BED is thought to be the most common eating disorder in the US, affecting at least a few million individuals. It often involves binge-eating episodes without the purging of bulimia, and is typically linked to obesity. The bingeing person has a sensation of losing control over eating, therefore he or she continues to eat beyond the usual point of feeling satiated.

Cravings for particular meals precede BED episodes. In a 2018 study using mouse and human experiments, Halpern and colleagues discovered evidence that specific low-frequency electrical activity in the nucleus accumbens emerges shortly before these cravings—but not before normal, non-binge eating. The researchers stimulated the nucleus accumbens in mice to disrupt craving-related activity whenever it happened, and they discovered that the mice ate considerably less of a tasty, high-calorie meal that they would have otherwise gorged themselves on.

The device used by the researchers to capture signals from and stimulate the mice’s brains is commercially accessible and authorized for the treatment of drug-resistant epilepsy. It is surgically implanted under the scalp, with wires extending through the skull to each brain hemisphere’s nucleus accumbens.

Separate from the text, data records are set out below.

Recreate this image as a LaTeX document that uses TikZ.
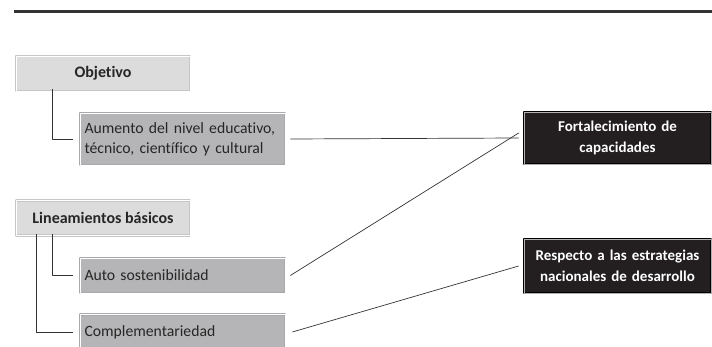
\documentclass[tikz,border=0pt]{standalone}
\usepackage{fontspec}
\setmainfont[RawFeature=-liga]{Carlito}
\usetikzlibrary{positioning}
\definecolor{lightfill}{HTML}{DCDCDD}
\definecolor{lightedge}{HTML}{C6C6C8}
\definecolor{midfill}{HTML}{B5B5B7}
\definecolor{midedge}{HTML}{A9A9AB}
\definecolor{darkfill}{HTML}{231F20}
\definecolor{linegray}{HTML}{333333}
\begin{document}
\begin{tikzpicture}[x=1pt,y=-1pt,line join=round,
	headbox/.style={draw=lightedge,fill=lightfill,double=white,double distance=0.8pt,line width=0.7pt,
		minimum width=174pt,minimum height=35pt,inner sep=0pt,font=\fontsize{16}{20}\selectfont\bfseries,text=black!85},
	itembox/.style={draw=midedge,fill=midfill,double=white,double distance=0.8pt,line width=0.7pt,
		text width=196pt,inner xsep=4.5pt,inner ysep=0pt,minimum height=35pt,align=left,
		font=\fontsize{15.7}{20}\selectfont,text=black!85},
	goalbox/.style={draw=black,fill=darkfill,double=gray!60,double distance=0.8pt,line width=0.7pt,
		text width=175pt,inner xsep=6pt,inner ysep=0pt,align=center,
		font=\fontsize{15}{21}\selectfont\bfseries,text=white},
	link/.style={draw=linegray,line width=0.7pt}]
	\useasboundingbox (0,0) rectangle (712,347);

	% linea superior
	\coordinate (R1) at (14,11.5);
	\coordinate (R2) at (712,11.5);
	\draw[linegray,line width=3pt] (R1) -- (R2);

	% columna izquierda
	\node[headbox] (obj) at (103,73.5) {Objetivo};
	\node[itembox,minimum height=52pt] (aum) at (182.5,139) {\mbox{Aumento del nivel educativo,}\\\mbox{técnico, científico y cultural}};
	\node[headbox] (lin) at (103,218) {Lineamientos básicos};
	\node[itembox] (auto) at (182.5,275.5) {Auto sostenibilidad};
	\node[itembox] (comp) at (182.5,332) {Complementariedad};

	% columna derecha
	\node[goalbox,minimum height=52pt] (fort) at (617.5,138) {Fortalecimiento de\\capacidades};
	\node[goalbox,minimum height=54pt] (resp) at (617.5,266) {Respecto a las estrategias\\nacionales de desarrollo};

	% ramas
	\draw[link] ([xshift=37pt,yshift=2pt]obj.south west) |- ([xshift=-7pt]aum.west);
	\draw[link] ([xshift=37pt,yshift=2pt]lin.south west) |- ([xshift=-7pt]auto.west);
	\draw[link] ([xshift=21pt,yshift=2pt]lin.south west) |- ([xshift=-7pt]comp.west);

	% conexiones
	\draw[link] ([xshift=5pt]aum.east) -- ([xshift=-5pt]fort.west);
	\draw[link] ([xshift=5pt]auto.east) -- ([xshift=-5pt,yshift=5pt]fort.west);
	\draw[link] ([xshift=7pt]comp.east) -- ([xshift=-5pt]resp.west);
\end{tikzpicture}
\end{document}
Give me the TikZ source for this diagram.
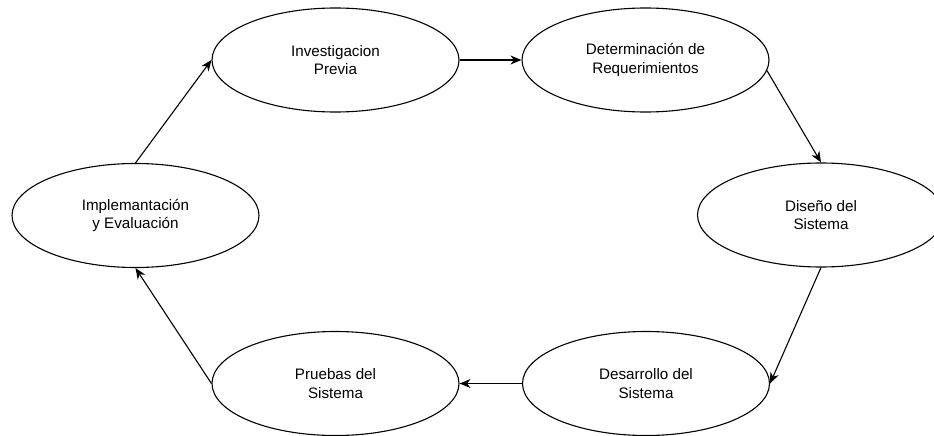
\documentclass[tikz,border=0pt]{standalone}
\usepackage{fontspec}
\setmainfont{Liberation Sans}
\usetikzlibrary{shapes.geometric,arrows.meta}
\tikzset{
  phase/.style={draw, ellipse, line width=1.1pt, minimum width=247pt, minimum height=104pt,
    inner sep=0pt, align=center, font=\fontsize{15.2pt}{18.5pt}\selectfont},
  flow/.style={line width=1.1pt, -{Stealth[length=11pt,width=9pt,inset=3.5pt]}}
}
\begin{document}
\begin{tikzpicture}[x=1pt,y=-1pt]
  \useasboundingbox (0,0) rectangle (934,436);
  \clip (0,0) rectangle (934,436);
  \fill[white] (0,0) rectangle (934,436);
  \node[phase] (inv) at (335.5,60) {Investigacion\\Previa};
  \node[phase] (det) at (645.5,60) {Determinación de\\Requerimientos};
  \node[phase] (dis) at (821,215) {Diseño del\\Sistema};
  \node[phase] (des) at (646,383.5) {Desarrollo del\\Sistema};
  \node[phase] (pru) at (335.5,383.5) {Pruebas del\\Sistema};
  \node[phase] (imp) at (135.5,215.5) {Implemantación\\y Evaluación};
  \draw[flow] (imp.north) -- (inv.west);
  \draw[flow] (inv.east) -- (det.west);
  \draw[flow] (det.-5.5) -- (dis.north);
  \draw[flow] (dis.south) -- (des.east);
  \draw[flow] (des.west) -- (pru.east);
  \draw[flow] (pru.west) -- (imp.south);
\end{tikzpicture}
\end{document}
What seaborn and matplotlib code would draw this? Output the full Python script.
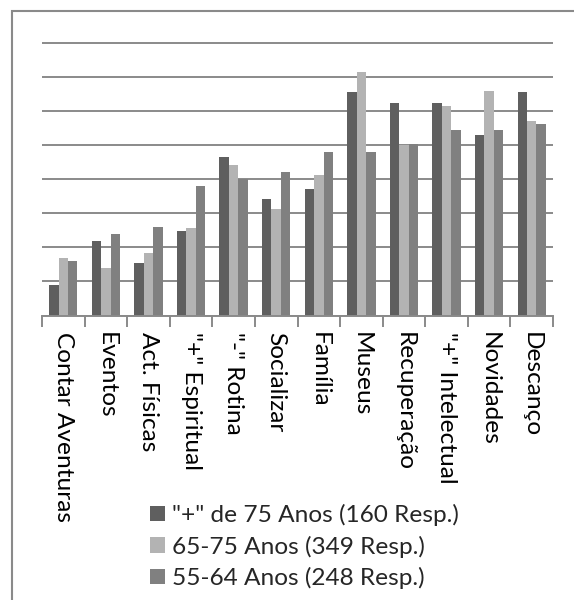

The new study was a preliminary test of the same device and strategy in human subjects. Halpern’s team fitted each of two severely obese BED patients with the brain-stimulation devices, and, for six months, recorded signals from the devices. At times, the patients were in the laboratory, presented with buffets of their favorite foods—fast-food and candy were common items—but mostly they were at home going about their daily routines. The researchers could film the patients’ binge-eating episodes in the lab, and when the patients were at home, they self-reported the times of their episodes. The scientists observed that, as in their prior study, a distinctive low-frequency signal in the nucleus accumbens appeared in the seconds before the patients’ first bites of their binge meals.

In the next phase of the study, the brain-stimulation devices automatically delivered high-frequency electrical stimulation to the nucleus accumbens whenever the low-frequency craving-associated signals occurred. During this six-month interval, the patients reported sharp reductions in their feelings of loss-of-control, and in the frequencies of their bingeing episodes—each also lost more than 11 pounds. One of the subjects improved so much that she no longer met criteria for binge-eating disorder. There appeared to be no significant adverse side-effects.

“This was a beautiful demonstration of how translational science can work in the best of cases,” said study co-lead author Camarin Rolle, PhD, a postdoctoral researcher with Halpern’s group.

The scientists have continued to follow the subjects for another six months, and have begun enrolling new patients for a larger study. They note that, in principle, the same treatment approach could be applied to other loss-of-control-related disorders including bulimia.

Reference: “Pilot study of responsive nucleus accumbens deep brain stimulation for loss-of-control eating” by Rajat S. Shivacharan, Camarin E. Rolle, Daniel A. N. Barbosa, Tricia N. Cunningham, Austin Feng, Noriah D. Johnson, Debra L. Safer, Cara Bohon, Corey Keller, Vivek P. Buch, Jonathon J. Parker, Dan E. Azagury, Peter A. Tass, Mahendra T. Bhati, Robert C. Malenka, James D. Lock and Casey H. Halpern, 29 August 2022, Nature Medicine.
DOI: 10.1038/s41591-022-01941-w

The study was funded by the National Institutes of Health.